• [INFORMATION SUPPLIED]
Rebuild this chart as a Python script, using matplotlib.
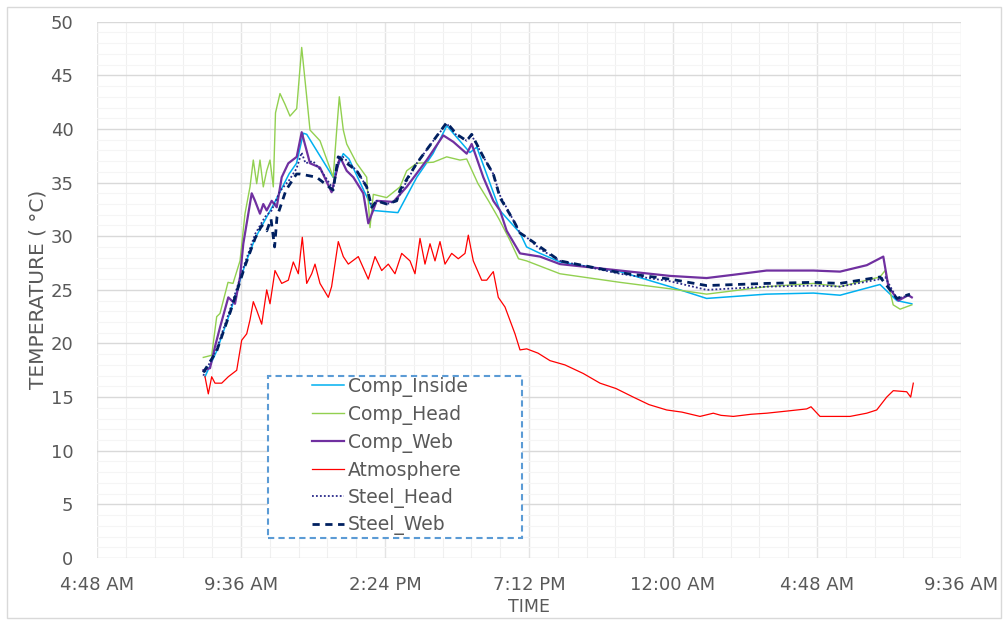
import matplotlib
matplotlib.use("Agg")
import matplotlib.pyplot as plt
from matplotlib.patches import Rectangle
from matplotlib.ticker import MultipleLocator, FixedLocator

# ---- data (time in hours from midnight of day 1; temperatures in degC) ----
x_ticks = [4.8, 9.6, 14.4, 19.2, 24.0, 28.8, 33.6]
x_labels = ["4:48 AM", "9:36 AM", "2:24 PM", "7:12 PM", "12:00 AM", "4:48 AM", "9:36 AM"]

t_inside = [8.40, 8.79, 9.25, 9.73, 10.07, 10.73, 11.2, 11.45, 11.68, 11.79, 12.67, 13.01, 13.2,
            14.01, 14.83, 15.46, 16.0, 16.46, 17.23, 17.46, 18.23, 18.9, 19.12, 19.57, 20.23,
            22.23, 23.9, 25.12, 27.12, 28.68, 29.57, 30.9, 31.46, 31.96]
comp_inside = [16.9, 19.3, 23.0, 27.3, 29.8, 33.2, 35.8, 36.8, 39.6, 39.5, 35.5, 37.7, 37.2,
               32.4, 32.2, 35.5, 37.7, 40.3, 37.8, 38.3, 32.4, 30.3, 29.0, 28.4, 27.6,
               26.7, 25.3, 24.2, 24.6, 24.7, 24.5, 25.5, 24.0, 23.7]

t_head = [8.343, 8.623, 8.79, 8.9, 9.167, 9.333, 9.567, 9.733, 9.9, 10.01, 10.123, 10.233, 10.343,
          10.457, 10.567, 10.677, 10.75, 10.9, 11.067, 11.233, 11.457, 11.623, 11.79, 11.9, 12.233,
          12.673, 12.79, 12.877, 13.01, 13.123, 13.457, 13.79, 13.9, 14.01, 14.457, 14.9, 15.123,
          15.457, 16.01, 16.457, 16.9, 17.123, 17.5, 17.85, 18.2, 18.567, 18.85, 19.12, 20.233,
          22.233, 23.9, 25.12, 27.12, 28.68, 29.57, 30.9, 31.07, 31.34, 31.57, 31.96]
comp_head = [18.7, 18.9, 22.5, 22.8, 25.7, 25.6, 27.7, 32.1, 34.6, 37.1, 34.9, 37.1, 34.6,
             36.1, 37.1, 34.6, 41.5, 43.3, 42.3, 41.2, 41.9, 47.6, 43.0, 39.9, 38.9,
             35.5, 39.9, 43.0, 39.9, 38.6, 36.8, 35.5, 30.8, 33.9, 33.6, 34.6, 36.1,
             36.8, 36.9, 37.4, 37.1, 37.2, 34.9, 33.3, 31.6, 29.6, 27.9, 27.7, 26.5,
             25.7, 25.1, 24.6, 25.3, 25.6, 25.3, 26.2, 26.8, 23.6, 23.2, 23.6]

t_web = [8.343, 8.567, 8.733, 8.9, 9.177, 9.4, 9.567, 9.677, 9.79, 9.957, 10.067, 10.233, 10.343,
         10.457, 10.623, 10.79, 10.957, 11.177, 11.457, 11.623, 11.9, 12.233, 12.62, 12.9, 13.123,
         13.343, 13.677, 13.843, 14.123, 14.677, 15.123, 15.79, 16.343, 16.677, 17.123, 17.29,
         17.677, 18.01, 18.233, 18.457, 18.9, 19.567, 20.233, 22.233, 23.9, 25.12, 26.0, 27.12,
         28.68, 29.57, 30.46, 31.01, 31.18, 31.51, 31.84, 31.96]
comp_web = [17.5, 17.7, 19.7, 21.5, 24.3, 23.7, 26.2, 29.3, 31.2, 34.0, 33.3, 32.1, 33.0,
            32.4, 33.3, 32.7, 35.5, 36.8, 37.4, 39.7, 36.8, 36.4, 34.1, 37.4, 36.1,
            35.5, 34.0, 31.2, 33.3, 33.2, 34.6, 37.1, 39.4, 38.8, 37.7, 38.6,
            35.5, 33.3, 32.4, 30.5, 28.4, 28.1, 27.4, 26.8, 26.3, 26.1, 26.4, 26.8,
            26.8, 26.7, 27.3, 28.1, 25.3, 24.0, 24.5, 24.3]

t_atm = [8.40, 8.51, 8.623, 8.733, 8.957, 9.177, 9.457, 9.623, 9.79, 9.9, 10.01, 10.123, 10.29,
         10.457, 10.567, 10.733, 10.957, 11.177, 11.343, 11.51, 11.643, 11.79, 11.957, 12.067,
         12.233, 12.51, 12.62, 12.843, 13.01, 13.177, 13.51, 13.843, 14.067, 14.29, 14.51, 14.733,
         14.957, 15.233, 15.4, 15.567, 15.733, 15.9, 16.067, 16.233, 16.4, 16.623, 16.843, 17.067,
         17.177, 17.343, 17.623, 17.79, 18.01, 18.177, 18.4, 18.733, 18.9, 19.123, 19.5, 19.9,
         20.4, 21.01, 21.567, 22.1, 22.677, 23.2, 23.79, 24.3, 24.9, 25.343, 25.6, 26.01, 26.6,
         27.123, 27.8, 28.457, 28.6, 28.9, 29.4, 29.9, 30.457, 30.79, 31.123, 31.343, 31.79,
         31.923, 32.01]
atmosphere = [16.9, 15.3, 16.9, 16.3, 16.3, 16.9, 17.5, 20.3, 20.9, 22.2, 23.9, 23.1, 21.8,
              25.0, 23.7, 26.8, 25.6, 25.9, 27.6, 26.5, 29.9, 25.6, 26.5, 27.4,
              25.6, 24.3, 25.3, 29.5, 28.1, 27.4, 28.1, 26.0, 28.1, 26.8, 27.4, 26.5,
              28.4, 27.7, 26.5, 29.8, 27.4, 29.3, 27.7, 29.5, 27.4, 28.4, 27.9, 28.4,
              30.1, 27.7, 25.9, 25.9, 26.7, 24.3, 23.4, 20.9, 19.4, 19.5, 19.1, 18.4,
              18.0, 17.2, 16.3, 15.8, 15.0, 14.3, 13.8, 13.6, 13.2, 13.5, 13.3, 13.2, 13.4,
              13.5, 13.7, 13.9, 14.1, 13.2, 13.2, 13.2, 13.5, 13.8, 15.0, 15.6, 15.5,
              15.0, 16.3]

t_shead = [8.343, 8.79, 9.25, 9.73, 10.07, 10.4, 10.62, 10.9, 11.2, 11.45, 11.62, 11.75, 12.0,
           12.3, 12.673, 12.85, 13.0, 13.46, 13.79, 13.96, 14.12, 14.46, 14.79, 15.0, 15.46,
           16.01, 16.457, 16.79, 17.123, 17.29, 17.677, 18.01, 18.233, 18.677, 18.9, 19.12,
           19.57, 20.23, 22.23, 23.9, 25.12, 27.12, 28.68, 29.57, 30.9, 31.07, 31.46, 31.9]
steel_head = [17.0, 19.5, 23.3, 27.5, 30.2, 31.8, 32.4, 34.2, 35.2, 36.3, 37.8, 36.8, 37.0,
              36.0, 34.4, 37.0, 37.4, 36.1, 34.6, 32.7, 33.3, 33.0, 33.3, 34.5, 36.8,
              38.9, 40.5, 39.4, 38.9, 39.4, 37.4, 35.8, 33.8, 31.5, 30.3, 29.9,
              28.8, 27.7, 26.5, 25.8, 25.0, 25.3, 25.4, 25.3, 26.0, 26.2, 24.2, 24.5]

t_sweb = [8.343, 8.79, 9.25, 9.73, 10.07, 10.29, 10.46, 10.6, 10.72, 10.8, 11.1, 11.45, 11.57,
          12.12, 12.67, 12.84, 13.46, 13.79, 13.96, 14.12, 14.46, 14.79, 14.9, 15.46, 16.01,
          16.457, 16.79, 17.123, 17.29, 17.677, 18.01, 18.233, 18.677, 18.9, 19.12, 19.57,
          20.23, 22.23, 23.9, 25.12, 27.12, 28.68, 29.57, 30.9, 31.46, 31.9]
steel_web = [17.3, 19.3, 23.0, 27.2, 29.8, 31.0, 30.5, 31.6, 29.0, 31.8, 34.3, 35.8, 35.8,
             35.5, 34.3, 37.4, 36.1, 34.6, 32.7, 33.3, 33.0, 33.3, 34.3, 36.8, 38.9,
             40.6, 39.5, 38.9, 39.5, 37.4, 35.8, 33.6, 31.5, 30.3, 29.9, 29.0,
             27.7, 26.6, 26.0, 25.4, 25.6, 25.7, 25.6, 26.2, 24.2, 24.6]

# ---- figure ----
W, H = 1008, 622
fig = plt.figure(figsize=(W / 100, H / 100), dpi=100)
ax = fig.add_axes([97 / W, 1 - 558 / H, (961 - 97) / W, (558 - 21.7) / H])

txt = "#595959"
ax.set_xlim(4.8, 33.6)
ax.set_ylim(0, 50)
ax.xaxis.set_major_locator(FixedLocator(x_ticks))
ax.set_xticklabels(x_labels)
ax.xaxis.set_minor_locator(MultipleLocator(0.96))
ax.yaxis.set_major_locator(MultipleLocator(5))
ax.yaxis.set_minor_locator(MultipleLocator(1))
ax.grid(which="major", axis="y", color="#d9d9d9", lw=1.0)
ax.grid(which="minor", axis="y", color="#f5f5f5", lw=0.8)
ax.grid(which="major", axis="x", color="#e4e4e4", lw=1.0)
ax.grid(which="minor", axis="x", color="#f0f0f0", lw=0.8)
ax.set_axisbelow(True)
for s in ax.spines.values():
    s.set_visible(False)
ax.tick_params(which="both", length=0)
ax.tick_params(axis="y", pad=17, labelsize=13, labelcolor=txt)
ax.tick_params(axis="x", pad=13, labelsize=13, labelcolor=txt)

ax.plot(t_inside, comp_inside, color="#00b0f0", lw=1.1, label="Comp_Inside")
ax.plot(t_head, comp_head, color="#92d050", lw=1.0, label="Comp_Head")
ax.plot(t_web, comp_web, color="#7030a0", lw=1.6, label="Comp_Web")
ax.plot(t_atm, atmosphere, color="#ff0000", lw=0.9, label="Atmosphere")
ax.plot(t_shead, steel_head, color="#2a2a8a", lw=1.3, ls=(0, (1, 1.2)), label="Steel_Head")
ax.plot(t_sweb, steel_web, color="#002060", lw=2.0, ls=(0, (2.6, 2.0)), label="Steel_Web")

ax.set_xlabel("TIME", fontsize=12.5, color=txt, labelpad=3)
ax.set_ylabel("TEMPERATURE ( °C)", fontsize=14.5, color=txt, labelpad=2)

# legend with dashed frame
fig.patches.append(Rectangle((268 / W, 1 - 538 / H), (522 - 268) / W, (538 - 376) / H,
                             transform=fig.transFigure, fill=True, facecolor="white",
                             edgecolor="#5b9bd5", lw=1.5, ls=(0, (3, 2)), zorder=5))
leg = fig.legend(loc="upper left", bbox_to_anchor=(312 / W, 1 - 377 / H), frameon=False,
                 fontsize=13.5, handlelength=1.7, handletextpad=0.2, labelspacing=0.42,
                 borderpad=0, borderaxespad=0)
leg.set_zorder(6)
for t in leg.get_texts():
    t.set_color(txt)

fig.patches.append(Rectangle((7 / W, 4 / H), (1001 - 7) / W, (615 - 4) / H,
                             transform=fig.transFigure, fill=False, edgecolor="#d9d9d9", lw=1))

fig.savefig("out.png", dpi=100)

• [DESCRIPTION OF THE TASK] Print, exactly as written, the lines above from the first one to the one containing "26.7, 25.3, 24.2, 24.6, 24.7, 24.5, 25.5, 24.0, 23.7]". Leave out pictures.

• [EXERCISE SOLUTION]
Rebuild this chart as a Python script, using matplotlib.
import matplotlib
matplotlib.use("Agg")
import matplotlib.pyplot as plt
from matplotlib.patches import Rectangle
from matplotlib.ticker import MultipleLocator, FixedLocator

# ---- data (time in hours from midnight of day 1; temperatures in degC) ----
x_ticks = [4.8, 9.6, 14.4, 19.2, 24.0, 28.8, 33.6]
x_labels = ["4:48 AM", "9:36 AM", "2:24 PM", "7:12 PM", "12:00 AM", "4:48 AM", "9:36 AM"]

t_inside = [8.40, 8.79, 9.25, 9.73, 10.07, 10.73, 11.2, 11.45, 11.68, 11.79, 12.67, 13.01, 13.2,
            14.01, 14.83, 15.46, 16.0, 16.46, 17.23, 17.46, 18.23, 18.9, 19.12, 19.57, 20.23,
            22.23, 23.9, 25.12, 27.12, 28.68, 29.57, 30.9, 31.46, 31.96]
comp_inside = [16.9, 19.3, 23.0, 27.3, 29.8, 33.2, 35.8, 36.8, 39.6, 39.5, 35.5, 37.7, 37.2,
               32.4, 32.2, 35.5, 37.7, 40.3, 37.8, 38.3, 32.4, 30.3, 29.0, 28.4, 27.6,
               26.7, 25.3, 24.2, 24.6, 24.7, 24.5, 25.5, 24.0, 23.7]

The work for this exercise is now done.